Moran and other GOP and Democratic senators from Kansas, Colorado, and New Mexico have assumed an activist, oversight role ever since Amtrak’s management last year attempted substitute bus service for part of the Southwest Chief.

All of President Donald Trump’s proposed board members are politically engaged Republicans with no transportation experience; Westmoreland, a former Georgia congressman, voted for two of the same “defund Amtrak” amendments as Rokita.

Dukakis, now a college political science professor who splits teaching between Northeastern University and UCLA, tells Trains News Wire the Amtrak Board he served on “was bipartisan by agreement. I don’t think any of us bought into the idea that Amtrak would pay for itself; we never talk about highway (losses), right? We have to serve all parts of the country, and in any event, we have an infrastructure deficit, and that means public funding (to fix it). The board I served on was quite unified around that notion.”

He says, “Whether it's (Amtrak’s) state corridors, Northeast Corridor, or the national network, the money is certainly all coming from the same place. Highways, trains, and airports are all public resources of a national transportation system that deserves support.

“It’s a question of what you think your priorities are,” Dukakis continues. “Don’t get me started on the size of the defense budget and what’s going on there — it’s just preposterous. My prescription, get us a new president and a congress that supports a strong passenger rail system and let’s go to work!”

Gunn, meanwhile, tells Trains News Wire, “I was lucky when I went to Amtrak because I had Mike Dukakis, John Robert Smith [now Chairman of Transportation for America], Gov. Linwood Holton [Republican from Virginia] and a very smart guy, Michael Jackson, who was the Department of Transportation representative, on the Board.”

As the board’s acting chairman in 2002, Dukakis made the phone call to then-retired Gunn in Nova Scotia, urging him to take the Amtrak job. They became friends when Gunn ran Boston’s Massachusetts Bay Transportation Authority.

Gunn recalls that when he was CEO that Jackson, the DOT representative, “wasn’t a pro-Amtrak guy but he believed in honesty, telling the truth and getting things done. He would give you a heads up if you were getting on thin ice [with the George W. Bush Administration] and when you weren’t — he was good at that. Jackson wouldn’t fit in today,” Gunn quips.

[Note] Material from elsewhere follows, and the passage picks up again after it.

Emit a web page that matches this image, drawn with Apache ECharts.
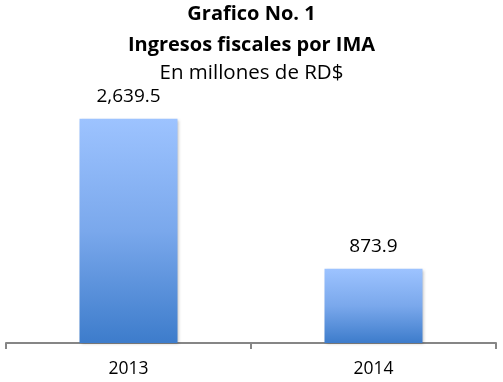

But Gunn warns, “Politically appointed boards are worthless and dangerous if they bring nothing to the party.” Gunn is especially concerned now because following management buyouts over the last two years, Amtrak lacks employees and managers who know, understand, and appreciate railroad practices—what works and what doesn’t.

“It’s very sad what’s going on now at Amtrak — the institutional knowledge is almost destroyed. And the people being nominated (to the board) to oversee them are, at best, lazy politicians.”   

In Wednesday’s hearing, Rokita defended his votes against Amtrak funding by saying his vote “sent a message” to Amtrak about fiscal responsibility, but that he favors a robust passenger train system. In response to a question from Committee chairman Roger Wicker (R-Miss.), Rokita said keeping a national system was a priority and that he had “no preconceived notions to eliminate” any trains.

No action was taken on the nomination. Committee members will be given time to submit more questions to Rokita in writing before voting on his nomination.